■ Aim of the exercise:
Reproduce the material that follows, please, but only from its first line to the line containing "lượng giác cơ bản</text>", inclusive.

■ Input material:

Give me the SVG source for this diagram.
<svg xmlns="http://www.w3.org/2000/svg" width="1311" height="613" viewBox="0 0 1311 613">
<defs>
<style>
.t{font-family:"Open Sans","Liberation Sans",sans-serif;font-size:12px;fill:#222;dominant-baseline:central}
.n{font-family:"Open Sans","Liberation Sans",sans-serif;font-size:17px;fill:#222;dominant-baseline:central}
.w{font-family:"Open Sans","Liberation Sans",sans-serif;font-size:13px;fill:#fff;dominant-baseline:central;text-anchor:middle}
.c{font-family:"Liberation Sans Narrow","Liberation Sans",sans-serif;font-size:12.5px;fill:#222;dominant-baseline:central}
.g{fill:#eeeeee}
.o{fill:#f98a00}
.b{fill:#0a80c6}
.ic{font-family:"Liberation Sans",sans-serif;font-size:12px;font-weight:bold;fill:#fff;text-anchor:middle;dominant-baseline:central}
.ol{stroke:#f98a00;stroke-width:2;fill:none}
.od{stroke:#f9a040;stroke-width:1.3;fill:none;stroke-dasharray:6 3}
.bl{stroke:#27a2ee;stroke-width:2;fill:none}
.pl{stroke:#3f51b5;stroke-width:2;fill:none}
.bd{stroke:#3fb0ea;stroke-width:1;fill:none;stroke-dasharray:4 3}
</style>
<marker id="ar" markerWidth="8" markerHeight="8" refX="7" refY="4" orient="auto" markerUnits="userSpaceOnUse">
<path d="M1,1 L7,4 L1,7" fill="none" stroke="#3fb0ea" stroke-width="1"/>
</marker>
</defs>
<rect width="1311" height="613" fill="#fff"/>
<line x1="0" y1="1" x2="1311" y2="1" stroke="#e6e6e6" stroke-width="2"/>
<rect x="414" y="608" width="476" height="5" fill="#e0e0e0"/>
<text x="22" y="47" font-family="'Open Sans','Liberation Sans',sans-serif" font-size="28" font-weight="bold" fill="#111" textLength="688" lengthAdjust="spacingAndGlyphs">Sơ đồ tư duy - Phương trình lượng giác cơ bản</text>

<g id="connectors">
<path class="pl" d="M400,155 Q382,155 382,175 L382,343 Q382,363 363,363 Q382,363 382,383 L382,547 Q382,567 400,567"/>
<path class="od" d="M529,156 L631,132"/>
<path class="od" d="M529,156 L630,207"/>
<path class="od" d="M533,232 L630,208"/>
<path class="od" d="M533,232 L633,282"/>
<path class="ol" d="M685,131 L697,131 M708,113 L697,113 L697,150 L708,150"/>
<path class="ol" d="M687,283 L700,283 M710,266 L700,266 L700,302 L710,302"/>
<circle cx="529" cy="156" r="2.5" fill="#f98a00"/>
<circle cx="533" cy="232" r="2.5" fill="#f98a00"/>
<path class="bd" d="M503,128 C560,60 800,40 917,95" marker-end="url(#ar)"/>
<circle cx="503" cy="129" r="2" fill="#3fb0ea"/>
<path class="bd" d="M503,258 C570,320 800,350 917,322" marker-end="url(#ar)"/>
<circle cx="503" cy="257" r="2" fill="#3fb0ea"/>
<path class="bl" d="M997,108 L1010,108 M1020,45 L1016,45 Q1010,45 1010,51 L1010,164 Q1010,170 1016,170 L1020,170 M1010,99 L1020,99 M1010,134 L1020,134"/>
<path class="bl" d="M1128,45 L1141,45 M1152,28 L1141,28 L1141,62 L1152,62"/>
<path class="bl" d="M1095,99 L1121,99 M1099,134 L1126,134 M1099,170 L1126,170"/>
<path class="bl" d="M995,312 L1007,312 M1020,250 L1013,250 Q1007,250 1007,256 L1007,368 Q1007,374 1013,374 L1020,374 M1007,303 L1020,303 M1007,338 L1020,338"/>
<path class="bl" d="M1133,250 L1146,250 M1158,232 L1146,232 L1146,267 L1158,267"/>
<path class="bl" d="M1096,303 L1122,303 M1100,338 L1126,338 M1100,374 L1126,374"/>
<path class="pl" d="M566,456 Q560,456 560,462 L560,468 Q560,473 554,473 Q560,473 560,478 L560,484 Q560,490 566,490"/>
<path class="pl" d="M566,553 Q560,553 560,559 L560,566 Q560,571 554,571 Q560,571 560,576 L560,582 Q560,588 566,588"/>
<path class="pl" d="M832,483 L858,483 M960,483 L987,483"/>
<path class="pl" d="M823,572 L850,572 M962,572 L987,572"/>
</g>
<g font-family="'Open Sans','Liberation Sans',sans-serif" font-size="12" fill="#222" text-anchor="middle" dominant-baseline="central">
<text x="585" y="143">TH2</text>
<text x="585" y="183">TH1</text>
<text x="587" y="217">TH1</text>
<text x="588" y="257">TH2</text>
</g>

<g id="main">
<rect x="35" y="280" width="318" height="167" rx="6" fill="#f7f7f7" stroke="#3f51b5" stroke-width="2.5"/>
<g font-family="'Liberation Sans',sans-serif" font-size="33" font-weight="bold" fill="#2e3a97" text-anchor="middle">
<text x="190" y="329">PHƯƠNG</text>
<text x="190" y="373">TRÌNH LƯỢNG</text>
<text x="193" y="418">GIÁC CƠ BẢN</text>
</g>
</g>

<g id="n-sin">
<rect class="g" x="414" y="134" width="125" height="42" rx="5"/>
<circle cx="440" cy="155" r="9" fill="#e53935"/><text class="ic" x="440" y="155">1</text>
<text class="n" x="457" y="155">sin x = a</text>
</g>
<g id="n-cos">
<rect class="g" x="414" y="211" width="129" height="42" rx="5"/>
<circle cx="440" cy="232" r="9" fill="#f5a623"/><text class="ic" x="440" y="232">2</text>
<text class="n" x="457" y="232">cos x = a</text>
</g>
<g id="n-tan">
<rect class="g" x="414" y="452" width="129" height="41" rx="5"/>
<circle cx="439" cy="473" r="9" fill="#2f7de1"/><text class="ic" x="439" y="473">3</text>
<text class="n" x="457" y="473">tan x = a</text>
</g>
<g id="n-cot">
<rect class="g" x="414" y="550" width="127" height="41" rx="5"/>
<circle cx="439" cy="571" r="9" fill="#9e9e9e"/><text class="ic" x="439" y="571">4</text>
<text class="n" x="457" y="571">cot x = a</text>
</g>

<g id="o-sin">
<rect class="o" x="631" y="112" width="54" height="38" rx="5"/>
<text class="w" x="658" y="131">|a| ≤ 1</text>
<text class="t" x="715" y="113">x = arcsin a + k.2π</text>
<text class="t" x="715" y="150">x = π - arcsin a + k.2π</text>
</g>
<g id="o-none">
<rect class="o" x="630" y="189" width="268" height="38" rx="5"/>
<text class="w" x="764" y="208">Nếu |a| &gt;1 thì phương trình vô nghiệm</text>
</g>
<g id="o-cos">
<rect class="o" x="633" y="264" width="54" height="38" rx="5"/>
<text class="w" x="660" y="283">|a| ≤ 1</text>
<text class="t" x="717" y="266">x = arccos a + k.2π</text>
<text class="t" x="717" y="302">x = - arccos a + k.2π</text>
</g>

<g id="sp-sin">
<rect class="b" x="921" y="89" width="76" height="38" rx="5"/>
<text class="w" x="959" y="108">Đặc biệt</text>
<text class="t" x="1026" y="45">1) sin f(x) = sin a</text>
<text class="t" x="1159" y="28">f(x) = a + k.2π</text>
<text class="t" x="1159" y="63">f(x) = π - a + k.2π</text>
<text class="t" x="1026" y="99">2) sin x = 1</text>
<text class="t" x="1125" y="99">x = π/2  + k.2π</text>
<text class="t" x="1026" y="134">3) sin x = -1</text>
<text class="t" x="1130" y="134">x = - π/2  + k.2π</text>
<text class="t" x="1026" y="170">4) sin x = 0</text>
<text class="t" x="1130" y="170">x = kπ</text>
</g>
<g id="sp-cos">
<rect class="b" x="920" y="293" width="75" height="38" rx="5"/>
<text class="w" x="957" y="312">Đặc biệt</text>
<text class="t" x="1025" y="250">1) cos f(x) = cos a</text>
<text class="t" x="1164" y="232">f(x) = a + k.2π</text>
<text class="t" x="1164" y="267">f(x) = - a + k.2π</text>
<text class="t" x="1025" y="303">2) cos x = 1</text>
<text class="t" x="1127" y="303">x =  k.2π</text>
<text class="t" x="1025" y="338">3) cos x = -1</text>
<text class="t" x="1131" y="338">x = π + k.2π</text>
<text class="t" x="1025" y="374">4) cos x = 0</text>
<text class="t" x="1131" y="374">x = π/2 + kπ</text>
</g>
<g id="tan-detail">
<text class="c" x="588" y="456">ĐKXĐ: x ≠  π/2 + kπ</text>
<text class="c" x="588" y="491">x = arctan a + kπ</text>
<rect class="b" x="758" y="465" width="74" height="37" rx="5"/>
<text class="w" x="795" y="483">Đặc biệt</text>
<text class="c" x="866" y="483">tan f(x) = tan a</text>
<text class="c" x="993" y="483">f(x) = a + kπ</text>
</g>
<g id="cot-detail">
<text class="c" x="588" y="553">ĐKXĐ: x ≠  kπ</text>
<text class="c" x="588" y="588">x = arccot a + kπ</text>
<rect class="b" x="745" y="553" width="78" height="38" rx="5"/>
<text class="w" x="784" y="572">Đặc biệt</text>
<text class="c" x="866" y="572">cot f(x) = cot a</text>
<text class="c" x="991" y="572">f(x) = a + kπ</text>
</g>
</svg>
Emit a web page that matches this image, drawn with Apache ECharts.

■ Output below:
Give me the SVG source for this diagram.
<svg xmlns="http://www.w3.org/2000/svg" width="1311" height="613" viewBox="0 0 1311 613">
<defs>
<style>
.t{font-family:"Open Sans","Liberation Sans",sans-serif;font-size:12px;fill:#222;dominant-baseline:central}
.n{font-family:"Open Sans","Liberation Sans",sans-serif;font-size:17px;fill:#222;dominant-baseline:central}
.w{font-family:"Open Sans","Liberation Sans",sans-serif;font-size:13px;fill:#fff;dominant-baseline:central;text-anchor:middle}
.c{font-family:"Liberation Sans Narrow","Liberation Sans",sans-serif;font-size:12.5px;fill:#222;dominant-baseline:central}
.g{fill:#eeeeee}
.o{fill:#f98a00}
.b{fill:#0a80c6}
.ic{font-family:"Liberation Sans",sans-serif;font-size:12px;font-weight:bold;fill:#fff;text-anchor:middle;dominant-baseline:central}
.ol{stroke:#f98a00;stroke-width:2;fill:none}
.od{stroke:#f9a040;stroke-width:1.3;fill:none;stroke-dasharray:6 3}
.bl{stroke:#27a2ee;stroke-width:2;fill:none}
.pl{stroke:#3f51b5;stroke-width:2;fill:none}
.bd{stroke:#3fb0ea;stroke-width:1;fill:none;stroke-dasharray:4 3}
</style>
<marker id="ar" markerWidth="8" markerHeight="8" refX="7" refY="4" orient="auto" markerUnits="userSpaceOnUse">
<path d="M1,1 L7,4 L1,7" fill="none" stroke="#3fb0ea" stroke-width="1"/>
</marker>
</defs>
<rect width="1311" height="613" fill="#fff"/>
<line x1="0" y1="1" x2="1311" y2="1" stroke="#e6e6e6" stroke-width="2"/>
<rect x="414" y="608" width="476" height="5" fill="#e0e0e0"/>
<text x="22" y="47" font-family="'Open Sans','Liberation Sans',sans-serif" font-size="28" font-weight="bold" fill="#111" textLength="688" lengthAdjust="spacingAndGlyphs">Sơ đồ tư duy - Phương trình lượng giác cơ bản</text>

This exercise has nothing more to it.